On the 17th of the same month, the court entered judgment therein holding that the marriage certificate in question, and consequently the marriage itself, which was contracted by the parties, were null and void. The defendant excepted to the order of default as well as to the judgment thus rendered and filed a motion for a new trial wherein she reiterated that she had a good and meritorious defense, A copy of the affidavit of the minister Enriquez and an affidavit of the witness Cecilio Martin, were attached thereto. She also attached thereto as Appendix A, a copy of the application filed by the plaintiff for a license to contract marriage with her, which application was dated February 19, 1931, and was ratified before notary public Jose Advincula. Said motion for a new trial was denied, whereupon the defendant excepted to the order entered therein and filed her bill of exceptions.

The appellant assigns four alleged errors all of which relate to the denial by the trial court of her motions to set aside the order of default and for a new trial.

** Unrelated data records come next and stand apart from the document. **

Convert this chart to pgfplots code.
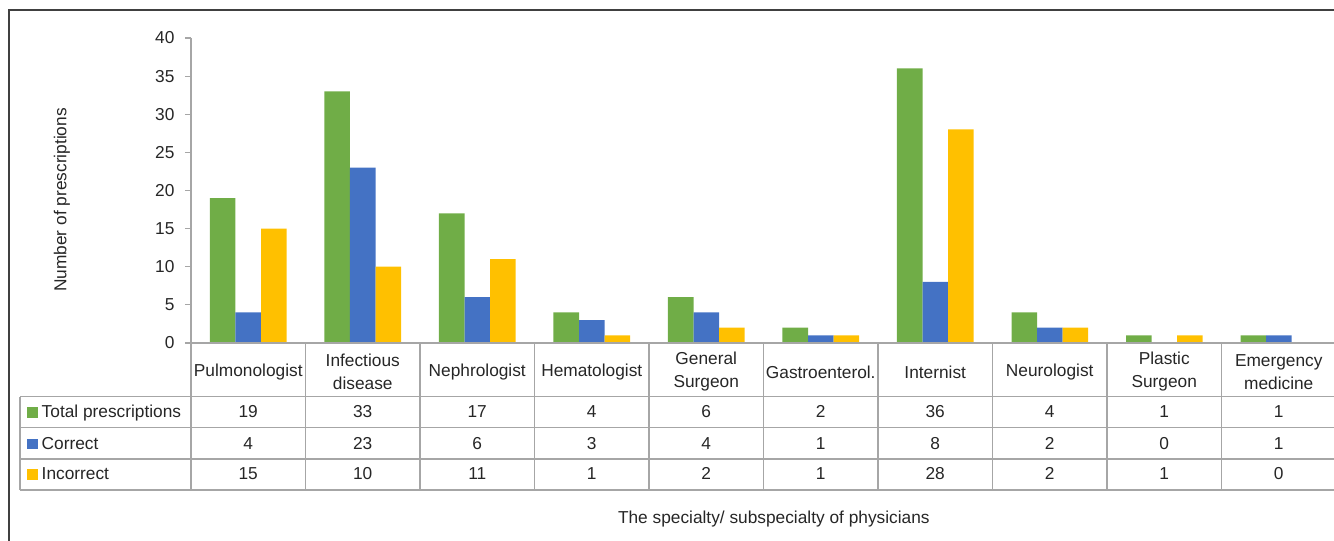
\documentclass[border=0pt]{standalone}
\usepackage{pgfplots}
\usepackage{pgfplotstable}
\pgfplotsset{compat=1.18}
\usepackage{fontspec}
\setmainfont{Liberation Sans}

\definecolor{cgreen}{HTML}{70AD47}
\definecolor{cblue}{HTML}{4472C4}
\definecolor{cyellow}{HTML}{FFC000}
\definecolor{cgrid}{HTML}{A6A6A6}
\definecolor{ctext}{HTML}{262626}
\newcommand{\chartfont}{\fontsize{17.3}{23}\selectfont}

% one row per specialty, in the order of the x axis
\pgfplotstableread{
total correct incorrect
19 4 15
33 23 10
17 6 11
4 3 1
6 4 2
2 1 1
36 8 28
4 2 2
1 0 1
1 1 0
}\prescriptions

\begin{document}
\begin{tikzpicture}[x=1pt,y=1pt]
\useasboundingbox (0,0) rectangle (1334,541);
\clip (0,0) rectangle (1334,541);
\draw[line width=1.5pt, black!75] (9,0) -- (9,531) -- (1334,531);

\begin{axis}[
    at={(191pt,198pt)}, anchor=south west,
    scale only axis, width=1145pt, height=305pt,
    xmin=0, xmax=10, ymin=0, ymax=40,
    clip=false,
    axis line style={draw=none},
    xtick={0.5,1.5,2.5,3.5,4.5,5.5,6.5,7.5,8.5,9.5},
    xticklabels={Pulmonologist, {Infectious\\disease}, Nephrologist, Hematologist,
        {General\\Surgeon}, Gastroenterol., Internist, Neurologist,
        {Plastic\\Surgeon}, {Emergency\\medicine}},
    xtick style={draw=none},
    xticklabel style={align=center, anchor=center, yshift=-23pt, font=\chartfont, text=ctext},
    ytick={0,5,...,40},
    ytick pos=left,
    tick align=outside,
    major tick length=6pt,
    ytick style={cgrid, line width=1.2pt},
    yticklabel style={font=\chartfont, text=ctext, xshift=-7pt},
    /pgf/number format/assume math mode=true,
    ylabel={Number of prescriptions},
    every axis y label/.style={at={(rel axis cs:-0.11266,0.469)}, rotate=90, anchor=center, font=\chartfont, text=ctext},
    xlabel={The specialty/ subspecialty of physicians},
    every axis x label/.style={at={(rel axis cs:0.509,0)}, anchor=center, yshift=-176pt, font=\chartfont, text=ctext},
]

\addplot[ybar, bar width=25.5pt, bar shift=-25.5pt, fill=cgreen, draw=none]
    table[x expr=\coordindex+0.5, y=total] {\prescriptions};
\addplot[ybar, bar width=25.5pt, bar shift=0pt, fill=cblue, draw=none]
    table[x expr=\coordindex+0.5, y=correct] {\prescriptions};
\addplot[ybar, bar width=25.5pt, bar shift=25.5pt, fill=cyellow, draw=none]
    table[x expr=\coordindex+0.5, y=incorrect] {\prescriptions};

% data table under the chart
\pgfplotsset{tablerow/.style={draw=none, mark=none, forget plot,
    nodes near coords, point meta=explicit symbolic,
    nodes near coords align={anchor=base},
    every node near coord/.append style={font=\chartfont, text=ctext, inner sep=0pt}}}
\addplot[tablerow] table[x expr=\coordindex+0.5, y expr=-9.836, meta=total] {\prescriptions};
\addplot[tablerow] table[x expr=\coordindex+0.5, y expr=-13.902, meta=correct] {\prescriptions};
\addplot[tablerow] table[x expr=\coordindex+0.5, y expr=-17.967, meta=incorrect] {\prescriptions};

\draw[cgrid, line width=1.2pt] (axis cs:0,40) -- (axis cs:0,-19.28);
\draw[cgrid, line width=1.2pt] (axis cs:0,0) -- (axis cs:10,0);
\pgfplotsinvokeforeach{1,...,10}{
    \draw[cgrid, line width=1.2pt] (axis cs:#1,0) -- (axis cs:#1,-19.28);
}
\pgfplotsinvokeforeach{-7.04,-11.11,-15.22,-19.28}{
    \draw[cgrid, line width=1.2pt] (axis cs:-1.493,#1) -- (axis cs:10,#1);
}
\draw[cgrid, line width=1.2pt] (axis cs:-1.493,-7.04) -- (axis cs:-1.493,-19.28);

\node[anchor=base west, inner sep=0pt, font=\chartfont, text=ctext] at (axis cs:-1.432,-9.836)
    {\textcolor{cgreen}{\rule{10.5pt}{10.5pt}}\hspace{4pt}Total prescriptions};
\node[anchor=base west, inner sep=0pt, font=\chartfont, text=ctext] at (axis cs:-1.432,-13.902)
    {\textcolor{cblue}{\rule{10.5pt}{10.5pt}}\hspace{4pt}Correct};
\node[anchor=base west, inner sep=0pt, font=\chartfont, text=ctext] at (axis cs:-1.432,-17.967)
    {\textcolor{cyellow}{\rule{10.5pt}{10.5pt}}\hspace{4pt}Incorrect};
\end{axis}
\end{tikzpicture}
\end{document}
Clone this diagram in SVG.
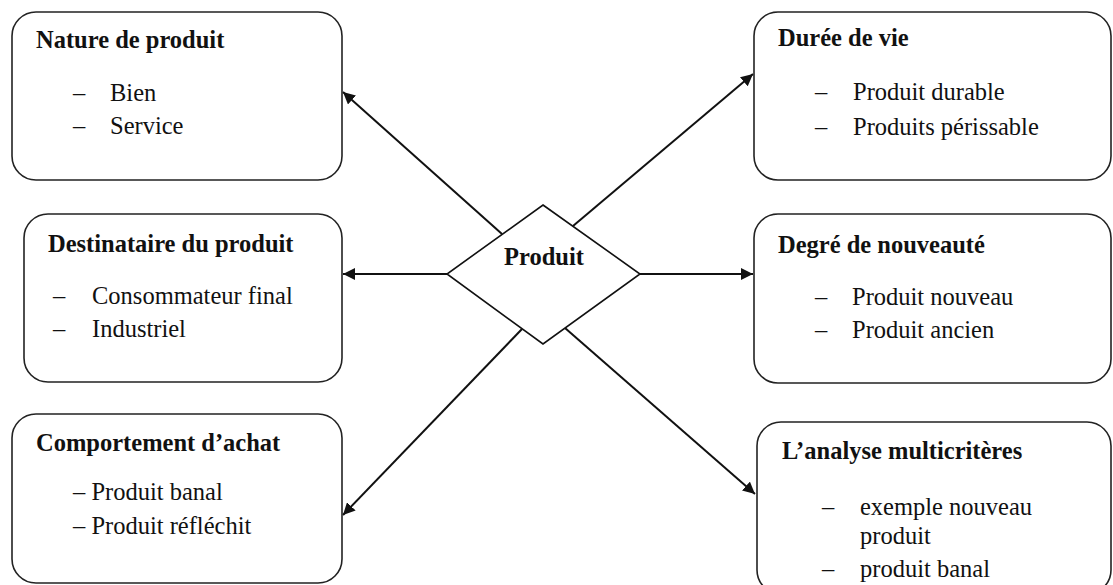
<svg xmlns="http://www.w3.org/2000/svg" width="1113" height="585" viewBox="0 0 1113 585">
  <style>
    .box { fill: #ffffff; stroke: #222222; stroke-width: 1.6; }
    .title { font-family: "Liberation Serif", "Times New Roman", serif; font-weight: bold; font-size: 24.5px; fill: #111111; }
    .item { font-family: "Liberation Serif", "Times New Roman", serif; font-size: 24.5px; fill: #111111; }
    .conn { stroke: #111111; stroke-width: 2; fill: none; marker-end: url(#arrow); }
  </style>
  <defs>
    <marker id="arrow" viewBox="0 0 10 10" refX="10" refY="5" markerWidth="6" markerHeight="6" orient="auto" markerUnits="strokeWidth">
      <path d="M0,0 L10,5 L0,10 Z" fill="#111111"/>
    </marker>
  </defs>
  <rect width="1113" height="585" fill="#ffffff"/>

  <g id="connectors">
    <line class="conn" x1="447" y1="274" x2="343" y2="274"/>
    <line class="conn" x1="640" y1="274" x2="753" y2="274"/>
    <line class="conn" x1="502" y1="234" x2="343" y2="92"/>
    <line class="conn" x1="573" y1="226" x2="753" y2="74"/>
    <line class="conn" x1="522" y1="329" x2="343" y2="515"/>
    <line class="conn" x1="565" y1="328" x2="755" y2="494"/>
  </g>

  <g id="node-produit">
    <polygon points="543,205 640,274 543,344 447,274" fill="#ffffff" stroke="#111111" stroke-width="1.6"/>
    <text class="title" x="544" y="265" text-anchor="middle">Produit</text>
  </g>

  <g id="node-nature">
    <rect class="box" x="12" y="12" width="330" height="168" rx="24"/>
    <text class="title" x="36" y="48">Nature de produit</text>
    <text class="item" x="73" y="101">–</text>
    <text class="item" x="110" y="101">Bien</text>
    <text class="item" x="73" y="134">–</text>
    <text class="item" x="110" y="134">Service</text>
  </g>

  <g id="node-destinataire">
    <rect class="box" x="24" y="214" width="318" height="168" rx="24"/>
    <text class="title" x="48" y="252">Destinataire du produit</text>
    <text class="item" x="53" y="304">–</text>
    <text class="item" x="92" y="304">Consommateur final</text>
    <text class="item" x="53" y="337">–</text>
    <text class="item" x="92" y="337">Industriel</text>
  </g>

  <g id="node-comportement">
    <rect class="box" x="12" y="414" width="330" height="169" rx="24"/>
    <text class="title" x="36" y="451">Comportement d’achat</text>
    <text class="item" x="73" y="500">– Produit banal</text>
    <text class="item" x="73" y="534">– Produit réfléchit</text>
  </g>

  <g id="node-duree">
    <rect class="box" x="754" y="12" width="357" height="168" rx="24"/>
    <text class="title" x="778" y="46">Durée de vie</text>
    <text class="item" x="815" y="100">–</text>
    <text class="item" x="853" y="100">Produit durable</text>
    <text class="item" x="815" y="135">–</text>
    <text class="item" x="853" y="135">Produits périssable</text>
  </g>

  <g id="node-degre">
    <rect class="box" x="754" y="214" width="357" height="169" rx="24"/>
    <text class="title" x="778" y="253">Degré de nouveauté</text>
    <text class="item" x="815" y="305">–</text>
    <text class="item" x="852" y="305">Produit nouveau</text>
    <text class="item" x="815" y="338">–</text>
    <text class="item" x="852" y="338">Produit ancien</text>
  </g>

  <g id="node-analyse">
    <rect class="box" x="757" y="422" width="354" height="172" rx="24"/>
    <text class="title" x="782" y="459">L’analyse multicritères</text>
    <text class="item" x="822" y="515">–</text>
    <text class="item" x="860" y="515">exemple nouveau</text>
    <text class="item" x="860" y="544">produit</text>
    <text class="item" x="822" y="577">–</text>
    <text class="item" x="860" y="577">produit banal</text>
  </g>
</svg>
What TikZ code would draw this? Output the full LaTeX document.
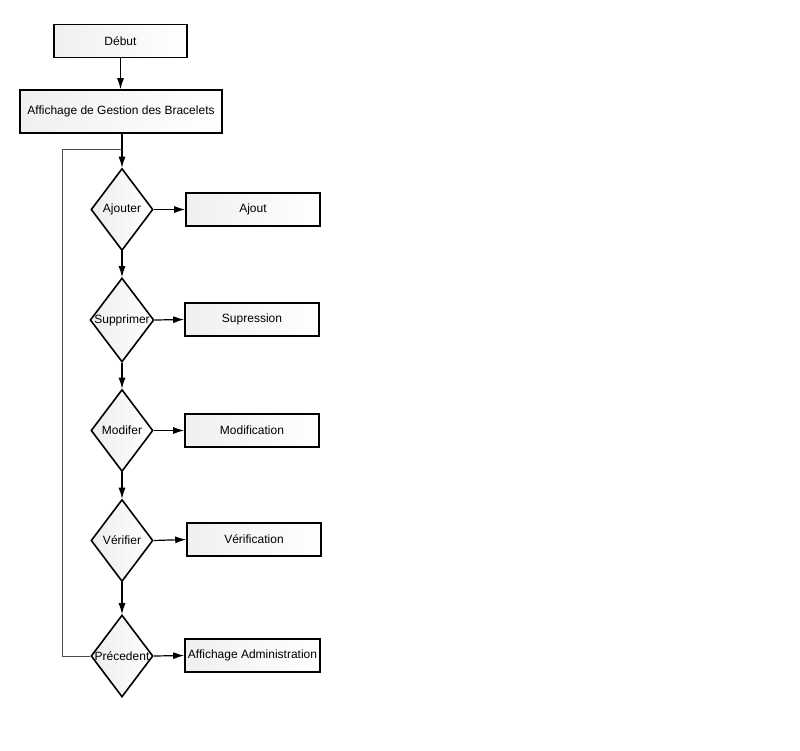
\documentclass[tikz,border=0pt]{standalone}
\usepackage{fontspec}
\setmainfont{Liberation Sans}
\usetikzlibrary{shapes.geometric,arrows.meta}
\begin{document}
\begin{tikzpicture}[x=1pt,y=-1pt,
  font=\fontsize{12}{14}\selectfont,
  box/.style={draw=black, line width=1.6pt, left color=gray!12, right color=white, minimum height=33pt, inner sep=1pt},
  dec/.style={diamond, draw=black, line width=1.6pt, left color=gray!14, right color=white, minimum width=62pt, minimum height=82pt, inner sep=0pt, aspect=0.76},
  arr/.style={line width=1.2pt, -{Latex[length=11pt,width=7pt]}},
  ln/.style={line width=0.9pt, draw=black!70}]
\useasboundingbox (0,0) rectangle (800,750);
\node[box, minimum width=133pt] (debut) at (120.5,41) {Début};
\node[box, minimum width=202pt, minimum height=43pt] (aff) at (121,111.5) {Affichage de Gestion des Bracelets};
\node[dec] (aj) at (122,209.5) {Ajouter};
\node[dec] (sup) at (122,320) {Supprimer};
\node[dec] (mod) at (122,430.5) {Modifer};
\node[dec] (ver) at (122,540.5) {Vérifier};
\node[dec] (prec) at (122,656) {Précedent};
\node[box, minimum width=134pt] (ajout) at (253,209.5) {Ajout};
\node[box, minimum width=134pt] (supr) at (252,319.5) {Supression};
\node[box, minimum width=134pt] (modif) at (252,430.5) {Modification};
\node[box, minimum width=134pt] (verif) at (254,539.5) {Vérification};
\node[box, minimum width=135pt] (adm) at (252.5,655.5) {Affichage Administration};
\coordinate (j) at (122,149);
\coordinate (c) at (62,656);
\draw[arr] (debut) -- (debut.south |- aff.north);
\draw[arr] (aff.south -| aj.north) -- (aj.north);
\draw[ln] (prec.west) -- (c) |- (j);
\draw[arr] (aj) -- (sup);
\draw[arr] (sup) -- (mod);
\draw[arr] (mod) -- (ver);
\draw[arr] (ver) -- (prec);
\draw[arr] (aj.east) -- (ajout.west);
\draw[arr] (sup.east) -- (supr.west);
\draw[arr] (mod.east) -- (modif.west);
\draw[arr] (ver.east) -- (verif.west);
\draw[arr] (prec.east) -- (adm.west);
\end{tikzpicture}
\end{document}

It has already been held in various decisions that the setting aside of an order of default rests entirely in the sound discretion of the court and, as a general rule, such order should not be vacated or set aside unless the defendant shows that she has a good and meritorious defense. Therefore, it is necessary to determine in the case at bar whether or not the defendant had a valid defense, otherwise it would not be worth even the trouble to review the same. An examination of the record shows the undisputed fact that the marriage certificate in question was signed by the plaintiff and that on February 19,1931, that is, about thirty-two days before the celebration of the marriage in question, he had signed the application for a marriage license before a notary public. Aside from this, there are the affidavits of the minister, who solemnized the marriage, and of the witness who signed the marriage certificate. With such evidence, we doubt very much that the court would have arrived at the same conclusion if the defendant had been given the opportunity to present it. We are of the opinion that the defendant has shown sufficiently in her motions that she had a meritorious defense and that, after the decision had been rendered, the order of default should have been set aside or a new hearing held in order to give the defendant an opportunity to present the evidence which she claimed to have in her possession. We reiterate that an exception to the rule of discretionary power of the courts in such cases is when the defendant has a good defense, and this is the doctrine laid down in the case of Larrobis vs. Wislizenus and Smith, Bell & Co. (42 Phil., 401, 404), to wit:

"The ordinary interlocutory order declaring default against a party for failure to appear or answer is precisely the same sort of order as that known to the practice of courts of equity as the taking of a bill pro confesso. Such an order is grantable as of course upon any of the contingencies justifying the taking of a bill as confessed; and when taken, such order becomes the foundation for the subsequent final decree. It is the uniform practice of courts of equity to allow pro confesso orders to be set aside upon timely application and any reasonable showing that the defendant probably has a meritorious defense and that he was not culpably negligent in failing to put in his defense sooner."

Under the circumstances surrounding the late filing of the answer to the complaint and taking into consideration the fact that it was delayed only five days, we are of the opinion and so hold that the defendant's negligence in this case was excusable.

Wherefore, the judgment appealed from is hereby set aside and it is hereby ordered that the record of the case be remanded to the trial court so that, upon admission of the answer to the complaint, it may proceed to hold a new hearing thereof at which the defendant shall be permitted to present her evidence and the plaintiff, his additional evidence and evidence in rebuttal, without the necessity of retaking what has already been presented by him, with the costs of this instance against the plaintiff-appellee. So ordered.

Malcolm, Villa-Real, Hull, and Goddard, JJ., concur.